§ **Prompt**: Print the material below exactly as it stands, please, from its first line to the line holding "l_irrec_dy = [0.028, 0.148, 0.236]", with no pictures.

§ **Material**:
_ _ _

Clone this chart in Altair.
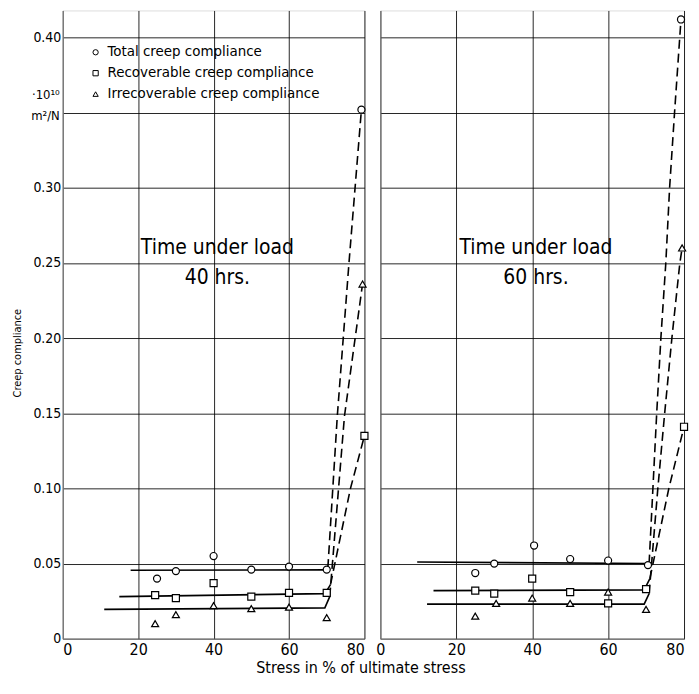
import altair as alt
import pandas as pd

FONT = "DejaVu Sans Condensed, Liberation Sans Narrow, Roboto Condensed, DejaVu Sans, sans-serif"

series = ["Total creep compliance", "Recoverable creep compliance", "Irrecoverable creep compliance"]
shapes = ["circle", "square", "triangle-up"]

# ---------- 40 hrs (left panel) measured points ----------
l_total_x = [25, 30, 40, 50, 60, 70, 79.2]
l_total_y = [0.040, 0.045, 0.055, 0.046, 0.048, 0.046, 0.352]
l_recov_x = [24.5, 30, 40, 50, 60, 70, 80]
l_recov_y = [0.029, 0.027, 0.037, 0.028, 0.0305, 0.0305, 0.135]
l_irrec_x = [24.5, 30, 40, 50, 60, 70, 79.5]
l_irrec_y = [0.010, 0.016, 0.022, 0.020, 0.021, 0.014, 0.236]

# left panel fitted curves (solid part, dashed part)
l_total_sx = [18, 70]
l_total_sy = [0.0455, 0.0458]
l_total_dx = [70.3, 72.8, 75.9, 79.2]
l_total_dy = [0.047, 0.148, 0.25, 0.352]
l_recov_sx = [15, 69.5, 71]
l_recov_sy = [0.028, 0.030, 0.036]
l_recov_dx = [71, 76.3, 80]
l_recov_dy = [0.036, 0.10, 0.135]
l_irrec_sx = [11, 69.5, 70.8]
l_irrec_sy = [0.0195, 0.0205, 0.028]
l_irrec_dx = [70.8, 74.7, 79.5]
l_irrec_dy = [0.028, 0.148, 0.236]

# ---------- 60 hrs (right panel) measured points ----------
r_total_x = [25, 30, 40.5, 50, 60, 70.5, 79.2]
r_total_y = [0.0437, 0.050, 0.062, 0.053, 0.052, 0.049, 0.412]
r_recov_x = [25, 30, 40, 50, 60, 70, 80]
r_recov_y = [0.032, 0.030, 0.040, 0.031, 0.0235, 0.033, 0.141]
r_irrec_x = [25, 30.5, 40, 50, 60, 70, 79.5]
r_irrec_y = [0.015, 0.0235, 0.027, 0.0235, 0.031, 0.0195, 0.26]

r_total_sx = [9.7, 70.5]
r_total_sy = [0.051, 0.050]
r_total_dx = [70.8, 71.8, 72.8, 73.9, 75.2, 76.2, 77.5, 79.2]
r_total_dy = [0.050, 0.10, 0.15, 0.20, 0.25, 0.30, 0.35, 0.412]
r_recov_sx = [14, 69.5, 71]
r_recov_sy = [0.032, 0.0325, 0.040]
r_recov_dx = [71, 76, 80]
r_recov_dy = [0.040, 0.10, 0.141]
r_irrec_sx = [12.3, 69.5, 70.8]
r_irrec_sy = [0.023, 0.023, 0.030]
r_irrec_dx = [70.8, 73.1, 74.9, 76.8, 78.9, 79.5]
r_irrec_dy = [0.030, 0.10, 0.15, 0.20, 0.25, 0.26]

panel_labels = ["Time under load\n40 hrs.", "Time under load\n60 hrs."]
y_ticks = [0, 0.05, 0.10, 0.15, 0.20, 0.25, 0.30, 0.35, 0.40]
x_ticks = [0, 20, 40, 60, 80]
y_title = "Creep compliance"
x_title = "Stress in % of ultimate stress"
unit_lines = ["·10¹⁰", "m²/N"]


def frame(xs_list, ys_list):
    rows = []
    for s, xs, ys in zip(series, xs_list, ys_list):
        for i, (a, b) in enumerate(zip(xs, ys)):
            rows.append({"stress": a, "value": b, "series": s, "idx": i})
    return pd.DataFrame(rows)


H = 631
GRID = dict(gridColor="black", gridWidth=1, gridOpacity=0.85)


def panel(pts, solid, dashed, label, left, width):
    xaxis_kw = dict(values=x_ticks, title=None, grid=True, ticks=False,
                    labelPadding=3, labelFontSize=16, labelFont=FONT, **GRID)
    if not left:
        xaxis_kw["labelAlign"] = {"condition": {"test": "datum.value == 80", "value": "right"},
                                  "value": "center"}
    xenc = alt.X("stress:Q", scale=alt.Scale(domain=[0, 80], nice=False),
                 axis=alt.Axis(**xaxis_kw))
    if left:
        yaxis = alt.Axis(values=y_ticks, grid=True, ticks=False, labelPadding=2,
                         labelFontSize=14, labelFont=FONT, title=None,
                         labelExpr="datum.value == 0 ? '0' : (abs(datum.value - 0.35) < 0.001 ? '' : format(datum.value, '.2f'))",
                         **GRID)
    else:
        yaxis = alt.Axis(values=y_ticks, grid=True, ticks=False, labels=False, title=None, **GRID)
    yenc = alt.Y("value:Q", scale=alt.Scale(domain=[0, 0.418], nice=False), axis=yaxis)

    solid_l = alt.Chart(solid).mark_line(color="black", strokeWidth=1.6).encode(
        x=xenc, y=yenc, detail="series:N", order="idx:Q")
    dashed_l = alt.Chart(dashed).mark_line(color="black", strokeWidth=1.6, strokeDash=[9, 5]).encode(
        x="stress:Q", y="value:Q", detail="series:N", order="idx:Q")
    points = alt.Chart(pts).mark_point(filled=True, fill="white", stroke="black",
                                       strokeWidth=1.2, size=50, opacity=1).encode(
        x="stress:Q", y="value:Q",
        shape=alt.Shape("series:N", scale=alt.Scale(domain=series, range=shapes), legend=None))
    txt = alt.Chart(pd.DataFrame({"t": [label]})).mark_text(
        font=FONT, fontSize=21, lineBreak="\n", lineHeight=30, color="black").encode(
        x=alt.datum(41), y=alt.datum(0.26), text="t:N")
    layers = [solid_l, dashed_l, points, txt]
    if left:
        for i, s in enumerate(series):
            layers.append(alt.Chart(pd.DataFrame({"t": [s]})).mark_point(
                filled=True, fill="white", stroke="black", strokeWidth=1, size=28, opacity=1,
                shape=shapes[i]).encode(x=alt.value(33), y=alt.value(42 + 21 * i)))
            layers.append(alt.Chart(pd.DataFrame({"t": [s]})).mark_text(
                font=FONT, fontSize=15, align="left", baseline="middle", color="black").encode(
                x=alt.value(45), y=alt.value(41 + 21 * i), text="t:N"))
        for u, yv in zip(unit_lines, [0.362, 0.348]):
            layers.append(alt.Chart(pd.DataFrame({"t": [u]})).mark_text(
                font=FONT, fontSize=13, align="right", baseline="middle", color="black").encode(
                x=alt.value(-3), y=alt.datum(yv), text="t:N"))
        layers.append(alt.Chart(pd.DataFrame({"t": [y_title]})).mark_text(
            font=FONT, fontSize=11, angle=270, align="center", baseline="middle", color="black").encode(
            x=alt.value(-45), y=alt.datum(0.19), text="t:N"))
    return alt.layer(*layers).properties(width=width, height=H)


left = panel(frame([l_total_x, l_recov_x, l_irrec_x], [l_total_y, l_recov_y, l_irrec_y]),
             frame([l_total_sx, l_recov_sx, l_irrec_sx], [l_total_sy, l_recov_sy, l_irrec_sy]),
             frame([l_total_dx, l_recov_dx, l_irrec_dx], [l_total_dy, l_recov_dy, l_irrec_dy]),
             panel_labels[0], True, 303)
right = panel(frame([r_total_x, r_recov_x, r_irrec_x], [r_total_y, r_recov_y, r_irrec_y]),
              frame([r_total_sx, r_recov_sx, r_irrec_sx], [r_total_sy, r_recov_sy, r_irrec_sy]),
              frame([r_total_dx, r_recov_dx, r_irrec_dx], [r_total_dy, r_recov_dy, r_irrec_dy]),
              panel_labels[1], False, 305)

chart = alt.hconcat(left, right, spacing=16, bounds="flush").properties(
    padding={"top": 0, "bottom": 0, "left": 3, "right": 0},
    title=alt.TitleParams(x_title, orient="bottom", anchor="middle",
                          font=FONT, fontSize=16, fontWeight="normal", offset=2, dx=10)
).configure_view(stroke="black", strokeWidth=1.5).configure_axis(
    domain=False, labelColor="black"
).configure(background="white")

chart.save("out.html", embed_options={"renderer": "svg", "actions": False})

_ _ _

§ **Full answer**:
Clone this chart in Altair.
import altair as alt
import pandas as pd

FONT = "DejaVu Sans Condensed, Liberation Sans Narrow, Roboto Condensed, DejaVu Sans, sans-serif"

series = ["Total creep compliance", "Recoverable creep compliance", "Irrecoverable creep compliance"]
shapes = ["circle", "square", "triangle-up"]

# ---------- 40 hrs (left panel) measured points ----------
l_total_x = [25, 30, 40, 50, 60, 70, 79.2]
l_total_y = [0.040, 0.045, 0.055, 0.046, 0.048, 0.046, 0.352]
l_recov_x = [24.5, 30, 40, 50, 60, 70, 80]
l_recov_y = [0.029, 0.027, 0.037, 0.028, 0.0305, 0.0305, 0.135]
l_irrec_x = [24.5, 30, 40, 50, 60, 70, 79.5]
l_irrec_y = [0.010, 0.016, 0.022, 0.020, 0.021, 0.014, 0.236]

# left panel fitted curves (solid part, dashed part)
l_total_sx = [18, 70]
l_total_sy = [0.0455, 0.0458]
l_total_dx = [70.3, 72.8, 75.9, 79.2]
l_total_dy = [0.047, 0.148, 0.25, 0.352]
l_recov_sx = [15, 69.5, 71]
l_recov_sy = [0.028, 0.030, 0.036]
l_recov_dx = [71, 76.3, 80]
l_recov_dy = [0.036, 0.10, 0.135]
l_irrec_sx = [11, 69.5, 70.8]
l_irrec_sy = [0.0195, 0.0205, 0.028]
l_irrec_dx = [70.8, 74.7, 79.5]
l_irrec_dy = [0.028, 0.148, 0.236]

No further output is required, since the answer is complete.